■ Material provided:
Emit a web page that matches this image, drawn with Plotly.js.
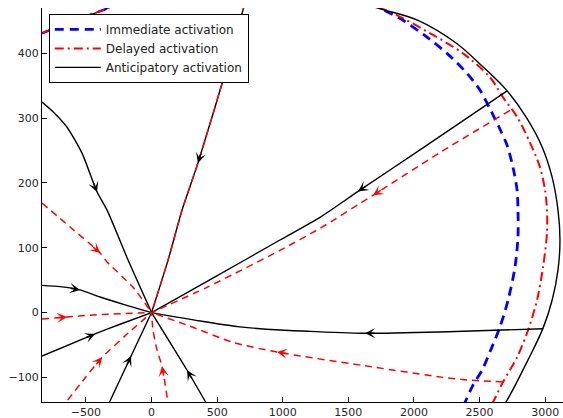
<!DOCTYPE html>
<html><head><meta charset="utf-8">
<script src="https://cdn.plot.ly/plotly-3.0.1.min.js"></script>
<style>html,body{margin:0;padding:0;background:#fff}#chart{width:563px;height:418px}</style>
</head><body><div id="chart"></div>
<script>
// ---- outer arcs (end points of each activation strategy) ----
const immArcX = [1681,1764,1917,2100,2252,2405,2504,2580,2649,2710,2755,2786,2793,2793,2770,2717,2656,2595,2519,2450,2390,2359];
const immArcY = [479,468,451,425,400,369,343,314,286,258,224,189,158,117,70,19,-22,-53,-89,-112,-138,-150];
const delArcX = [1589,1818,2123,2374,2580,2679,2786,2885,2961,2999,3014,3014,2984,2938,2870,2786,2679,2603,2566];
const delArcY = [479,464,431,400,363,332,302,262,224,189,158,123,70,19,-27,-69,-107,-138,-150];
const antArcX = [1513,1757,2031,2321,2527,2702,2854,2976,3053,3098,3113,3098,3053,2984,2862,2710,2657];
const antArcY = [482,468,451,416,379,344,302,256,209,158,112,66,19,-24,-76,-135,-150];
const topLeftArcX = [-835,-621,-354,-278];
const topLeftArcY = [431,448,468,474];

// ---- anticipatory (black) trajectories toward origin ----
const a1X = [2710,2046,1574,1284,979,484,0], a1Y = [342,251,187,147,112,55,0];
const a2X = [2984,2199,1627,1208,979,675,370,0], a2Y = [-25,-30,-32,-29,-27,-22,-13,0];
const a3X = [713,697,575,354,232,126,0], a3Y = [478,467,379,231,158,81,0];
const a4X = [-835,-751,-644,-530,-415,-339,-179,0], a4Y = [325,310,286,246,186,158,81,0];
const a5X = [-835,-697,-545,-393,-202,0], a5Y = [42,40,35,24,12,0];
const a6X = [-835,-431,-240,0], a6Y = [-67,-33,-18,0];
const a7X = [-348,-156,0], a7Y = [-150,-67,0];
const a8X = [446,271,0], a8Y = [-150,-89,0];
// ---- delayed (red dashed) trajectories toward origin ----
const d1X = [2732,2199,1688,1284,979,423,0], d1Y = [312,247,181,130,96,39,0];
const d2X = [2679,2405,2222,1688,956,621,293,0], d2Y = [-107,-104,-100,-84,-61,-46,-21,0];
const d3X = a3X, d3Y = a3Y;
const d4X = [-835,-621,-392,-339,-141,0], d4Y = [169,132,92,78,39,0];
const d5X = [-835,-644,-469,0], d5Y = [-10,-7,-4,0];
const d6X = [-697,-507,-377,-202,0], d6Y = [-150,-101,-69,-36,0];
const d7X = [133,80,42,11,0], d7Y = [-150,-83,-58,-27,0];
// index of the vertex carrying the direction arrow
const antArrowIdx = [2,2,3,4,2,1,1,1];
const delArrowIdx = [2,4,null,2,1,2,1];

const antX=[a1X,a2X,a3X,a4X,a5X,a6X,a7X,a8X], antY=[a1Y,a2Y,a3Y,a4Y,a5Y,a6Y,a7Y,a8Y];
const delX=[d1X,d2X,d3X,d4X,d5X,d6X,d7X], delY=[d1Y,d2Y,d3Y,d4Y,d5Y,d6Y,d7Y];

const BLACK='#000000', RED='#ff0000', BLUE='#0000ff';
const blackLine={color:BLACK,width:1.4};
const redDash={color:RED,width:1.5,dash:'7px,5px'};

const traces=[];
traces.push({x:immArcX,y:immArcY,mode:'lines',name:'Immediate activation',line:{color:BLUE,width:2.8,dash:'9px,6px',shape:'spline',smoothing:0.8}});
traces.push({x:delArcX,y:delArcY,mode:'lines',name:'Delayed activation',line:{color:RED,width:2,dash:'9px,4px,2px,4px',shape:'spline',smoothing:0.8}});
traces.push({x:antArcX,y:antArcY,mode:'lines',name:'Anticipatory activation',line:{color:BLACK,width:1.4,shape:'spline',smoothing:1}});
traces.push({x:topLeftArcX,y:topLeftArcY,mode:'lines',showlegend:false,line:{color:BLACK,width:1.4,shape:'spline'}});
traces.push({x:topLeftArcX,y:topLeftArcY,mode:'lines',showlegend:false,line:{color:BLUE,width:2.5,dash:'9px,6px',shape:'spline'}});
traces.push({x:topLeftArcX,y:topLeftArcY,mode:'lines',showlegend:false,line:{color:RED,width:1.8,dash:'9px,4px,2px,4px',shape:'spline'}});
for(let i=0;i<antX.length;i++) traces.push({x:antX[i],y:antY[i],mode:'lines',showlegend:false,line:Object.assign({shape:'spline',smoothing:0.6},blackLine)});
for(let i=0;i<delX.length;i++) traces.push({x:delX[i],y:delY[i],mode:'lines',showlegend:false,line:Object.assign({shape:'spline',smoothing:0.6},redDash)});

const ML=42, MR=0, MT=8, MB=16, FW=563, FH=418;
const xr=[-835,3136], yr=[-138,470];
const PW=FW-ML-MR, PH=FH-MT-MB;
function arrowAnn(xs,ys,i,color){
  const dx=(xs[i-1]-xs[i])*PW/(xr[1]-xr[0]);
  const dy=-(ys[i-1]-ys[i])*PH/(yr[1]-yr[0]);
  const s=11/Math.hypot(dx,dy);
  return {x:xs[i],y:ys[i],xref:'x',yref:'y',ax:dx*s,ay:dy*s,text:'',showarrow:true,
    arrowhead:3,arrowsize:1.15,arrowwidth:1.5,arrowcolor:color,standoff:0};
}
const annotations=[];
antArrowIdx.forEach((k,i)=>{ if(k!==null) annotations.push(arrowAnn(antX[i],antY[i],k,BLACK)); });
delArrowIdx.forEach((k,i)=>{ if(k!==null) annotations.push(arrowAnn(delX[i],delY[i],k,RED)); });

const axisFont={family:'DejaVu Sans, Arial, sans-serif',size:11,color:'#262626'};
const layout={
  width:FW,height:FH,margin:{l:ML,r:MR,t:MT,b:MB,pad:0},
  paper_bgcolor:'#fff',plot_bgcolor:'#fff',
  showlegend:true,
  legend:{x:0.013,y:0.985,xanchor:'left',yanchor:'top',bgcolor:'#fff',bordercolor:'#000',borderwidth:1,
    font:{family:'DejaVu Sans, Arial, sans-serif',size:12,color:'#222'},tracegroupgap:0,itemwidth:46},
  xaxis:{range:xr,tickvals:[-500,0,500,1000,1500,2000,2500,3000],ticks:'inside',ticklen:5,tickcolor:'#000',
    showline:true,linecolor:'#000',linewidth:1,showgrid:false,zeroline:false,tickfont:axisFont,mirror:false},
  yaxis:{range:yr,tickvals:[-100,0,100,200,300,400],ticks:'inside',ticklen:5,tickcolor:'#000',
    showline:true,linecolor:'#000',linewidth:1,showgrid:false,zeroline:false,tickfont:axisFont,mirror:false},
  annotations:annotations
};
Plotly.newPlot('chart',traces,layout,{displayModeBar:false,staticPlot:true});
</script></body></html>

■ What is required:
Repeat the material above in full and exactly, omitting the pictures.

■ Solution below:
Emit a web page that matches this image, drawn with Plotly.js.
<!DOCTYPE html>
<html><head><meta charset="utf-8">
<script src="https://cdn.plot.ly/plotly-3.0.1.min.js"></script>
<style>html,body{margin:0;padding:0;background:#fff}#chart{width:563px;height:418px}</style>
</head><body><div id="chart"></div>
<script>
// ---- outer arcs (end points of each activation strategy) ----
const immArcX = [1681,1764,1917,2100,2252,2405,2504,2580,2649,2710,2755,2786,2793,2793,2770,2717,2656,2595,2519,2450,2390,2359];
const immArcY = [479,468,451,425,400,369,343,314,286,258,224,189,158,117,70,19,-22,-53,-89,-112,-138,-150];
const delArcX = [1589,1818,2123,2374,2580,2679,2786,2885,2961,2999,3014,3014,2984,2938,2870,2786,2679,2603,2566];
const delArcY = [479,464,431,400,363,332,302,262,224,189,158,123,70,19,-27,-69,-107,-138,-150];
const antArcX = [1513,1757,2031,2321,2527,2702,2854,2976,3053,3098,3113,3098,3053,2984,2862,2710,2657];
const antArcY = [482,468,451,416,379,344,302,256,209,158,112,66,19,-24,-76,-135,-150];
const topLeftArcX = [-835,-621,-354,-278];
const topLeftArcY = [431,448,468,474];

// ---- anticipatory (black) trajectories toward origin ----
const a1X = [2710,2046,1574,1284,979,484,0], a1Y = [342,251,187,147,112,55,0];
const a2X = [2984,2199,1627,1208,979,675,370,0], a2Y = [-25,-30,-32,-29,-27,-22,-13,0];
const a3X = [713,697,575,354,232,126,0], a3Y = [478,467,379,231,158,81,0];
const a4X = [-835,-751,-644,-530,-415,-339,-179,0], a4Y = [325,310,286,246,186,158,81,0];
const a5X = [-835,-697,-545,-393,-202,0], a5Y = [42,40,35,24,12,0];
const a6X = [-835,-431,-240,0], a6Y = [-67,-33,-18,0];
const a7X = [-348,-156,0], a7Y = [-150,-67,0];
const a8X = [446,271,0], a8Y = [-150,-89,0];
// ---- delayed (red dashed) trajectories toward origin ----
const d1X = [2732,2199,1688,1284,979,423,0], d1Y = [312,247,181,130,96,39,0];
const d2X = [2679,2405,2222,1688,956,621,293,0], d2Y = [-107,-104,-100,-84,-61,-46,-21,0];
const d3X = a3X, d3Y = a3Y;
const d4X = [-835,-621,-392,-339,-141,0], d4Y = [169,132,92,78,39,0];
const d5X = [-835,-644,-469,0], d5Y = [-10,-7,-4,0];
const d6X = [-697,-507,-377,-202,0], d6Y = [-150,-101,-69,-36,0];
const d7X = [133,80,42,11,0], d7Y = [-150,-83,-58,-27,0];
// index of the vertex carrying the direction arrow
const antArrowIdx = [2,2,3,4,2,1,1,1];
const delArrowIdx = [2,4,null,2,1,2,1];

const antX=[a1X,a2X,a3X,a4X,a5X,a6X,a7X,a8X], antY=[a1Y,a2Y,a3Y,a4Y,a5Y,a6Y,a7Y,a8Y];
const delX=[d1X,d2X,d3X,d4X,d5X,d6X,d7X], delY=[d1Y,d2Y,d3Y,d4Y,d5Y,d6Y,d7Y];

const BLACK='#000000', RED='#ff0000', BLUE='#0000ff';
const blackLine={color:BLACK,width:1.4};
const redDash={color:RED,width:1.5,dash:'7px,5px'};

const traces=[];
traces.push({x:immArcX,y:immArcY,mode:'lines',name:'Immediate activation',line:{color:BLUE,width:2.8,dash:'9px,6px',shape:'spline',smoothing:0.8}});
traces.push({x:delArcX,y:delArcY,mode:'lines',name:'Delayed activation',line:{color:RED,width:2,dash:'9px,4px,2px,4px',shape:'spline',smoothing:0.8}});
traces.push({x:antArcX,y:antArcY,mode:'lines',name:'Anticipatory activation',line:{color:BLACK,width:1.4,shape:'spline',smoothing:1}});
traces.push({x:topLeftArcX,y:topLeftArcY,mode:'lines',showlegend:false,line:{color:BLACK,width:1.4,shape:'spline'}});
traces.push({x:topLeftArcX,y:topLeftArcY,mode:'lines',showlegend:false,line:{color:BLUE,width:2.5,dash:'9px,6px',shape:'spline'}});
traces.push({x:topLeftArcX,y:topLeftArcY,mode:'lines',showlegend:false,line:{color:RED,width:1.8,dash:'9px,4px,2px,4px',shape:'spline'}});
for(let i=0;i<antX.length;i++) traces.push({x:antX[i],y:antY[i],mode:'lines',showlegend:false,line:Object.assign({shape:'spline',smoothing:0.6},blackLine)});
for(let i=0;i<delX.length;i++) traces.push({x:delX[i],y:delY[i],mode:'lines',showlegend:false,line:Object.assign({shape:'spline',smoothing:0.6},redDash)});

const ML=42, MR=0, MT=8, MB=16, FW=563, FH=418;
const xr=[-835,3136], yr=[-138,470];
const PW=FW-ML-MR, PH=FH-MT-MB;
function arrowAnn(xs,ys,i,color){
  const dx=(xs[i-1]-xs[i])*PW/(xr[1]-xr[0]);
  const dy=-(ys[i-1]-ys[i])*PH/(yr[1]-yr[0]);
  const s=11/Math.hypot(dx,dy);
  return {x:xs[i],y:ys[i],xref:'x',yref:'y',ax:dx*s,ay:dy*s,text:'',showarrow:true,
    arrowhead:3,arrowsize:1.15,arrowwidth:1.5,arrowcolor:color,standoff:0};
}
const annotations=[];
antArrowIdx.forEach((k,i)=>{ if(k!==null) annotations.push(arrowAnn(antX[i],antY[i],k,BLACK)); });
delArrowIdx.forEach((k,i)=>{ if(k!==null) annotations.push(arrowAnn(delX[i],delY[i],k,RED)); });

const axisFont={family:'DejaVu Sans, Arial, sans-serif',size:11,color:'#262626'};
const layout={
  width:FW,height:FH,margin:{l:ML,r:MR,t:MT,b:MB,pad:0},
  paper_bgcolor:'#fff',plot_bgcolor:'#fff',
  showlegend:true,
  legend:{x:0.013,y:0.985,xanchor:'left',yanchor:'top',bgcolor:'#fff',bordercolor:'#000',borderwidth:1,
    font:{family:'DejaVu Sans, Arial, sans-serif',size:12,color:'#222'},tracegroupgap:0,itemwidth:46},
  xaxis:{range:xr,tickvals:[-500,0,500,1000,1500,2000,2500,3000],ticks:'inside',ticklen:5,tickcolor:'#000',
    showline:true,linecolor:'#000',linewidth:1,showgrid:false,zeroline:false,tickfont:axisFont,mirror:false},
  yaxis:{range:yr,tickvals:[-100,0,100,200,300,400],ticks:'inside',ticklen:5,tickcolor:'#000',
    showline:true,linecolor:'#000',linewidth:1,showgrid:false,zeroline:false,tickfont:axisFont,mirror:false},
  annotations:annotations
};
Plotly.newPlot('chart',traces,layout,{displayModeBar:false,staticPlot:true});
</script></body></html>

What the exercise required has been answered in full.